Further Development 11.3: A Fountain of Vegetal Movement

Amphibians and Fish

How is it that endodermal cells of the vegetal hemisphere exhibit a blastocoel-directed migration, such that a tissue-level rotation is generated? The mechanisms of vegetal rotation are only starting to be elucidated. Wen and Winklbauer (2017) recently employed a live explant and embryo analysis of cell behaviors exhibited in the vegetal hemisphere during Xenopus gastrulation. They detailed a regionally diverse series of cell rearrangements and migratory velocities over the course of a cell’s rotating displacement across the vegetal hemisphere (Figure 1). Endodermal cells appear to use an amoeboid-like behavior of cell migration, during which a wide leading edge forms new junctions with adjacent cells while a narrowing and retracting trailing edge advances the cell forward. In the most vegetal regions, this migration resembles true ingression behaviors as a cell crawls from one cell to the next toward the blastocoel (see Figure 1B). Interestingly, as the cell nears the blastocoel floor, its velocity progressively increases until the cell undergoes a reorientation of its leading and trailing edges toward the dorsal and ventral sides of the explant tissue (creating the fountain-like behavior). Similarly, in the embryo, cells will also reorient toward both the ventral and dorsal sides. Although several factors, among them C-cadherin, fibronectin, and ephrin B1, have all been suggested as being necessary for these migratory events, more information is needed about the guidance and locomotor mechanisms before they are well understood.

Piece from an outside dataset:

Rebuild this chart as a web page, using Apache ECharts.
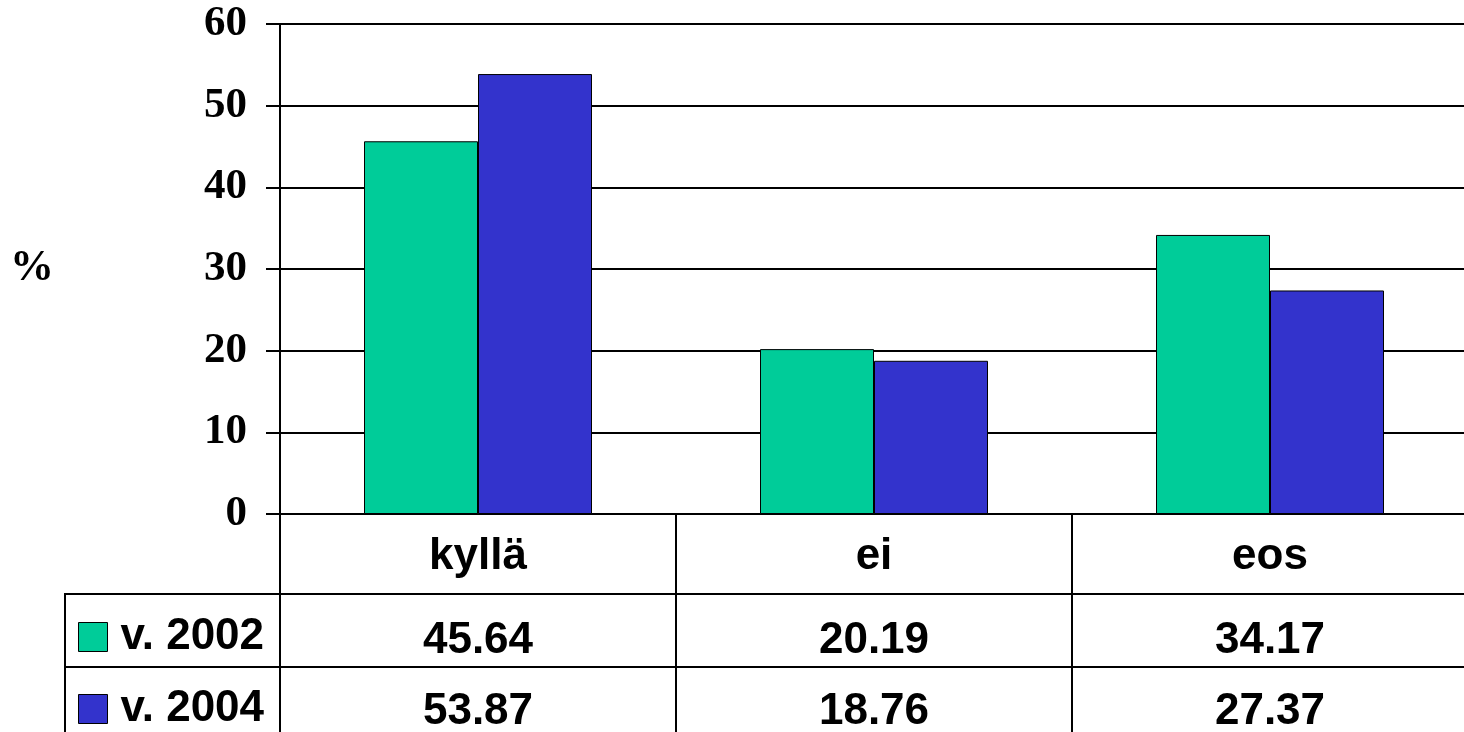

Figure 1 Differential cell migration drives vegetal rotation in Xenopus gastrulation. Cell migration patterns were followed in vegetal hemisphere explants. (A) Schematic of the changes in cell behavior observed over a 60-minute period. The reduction in the length of the purple-and-white bar signifies the displacement of cells in the vegetal cell mass (white portion of bar) over time. A combination of cells disappearing from (brown) and emerging at (yellow) the surface is shown among dividing cells (blue) and cells that either reduced (red) or enlarged (green) their surface area. White arrows represent the overall “fountain-like” pathway of cell migration by vegetal cells. (B,C) Different types of migratory patterns are exhibited in different regions of the vegetal explant (boxed areas in A represent areas for representative data in B and C). Cells begin by ingressing through the crowd of cells moving from vegetal to progressively more animal locations (B, blue arrows). Once at the blastocoel roof, cells undergo shape rearrangements and turn to move laterally (C, white arrows). (A after J. W. Wen and R. Winklbauer. 2017. eLife 6: e27190/CC BY 4.0.)

Literature Cited

Wen, J. W. and R. Winklbauer. 2017. Ingression-type cell migration drives vegetal endoderm internalisation in the Xenopus gastrula. Elife 6.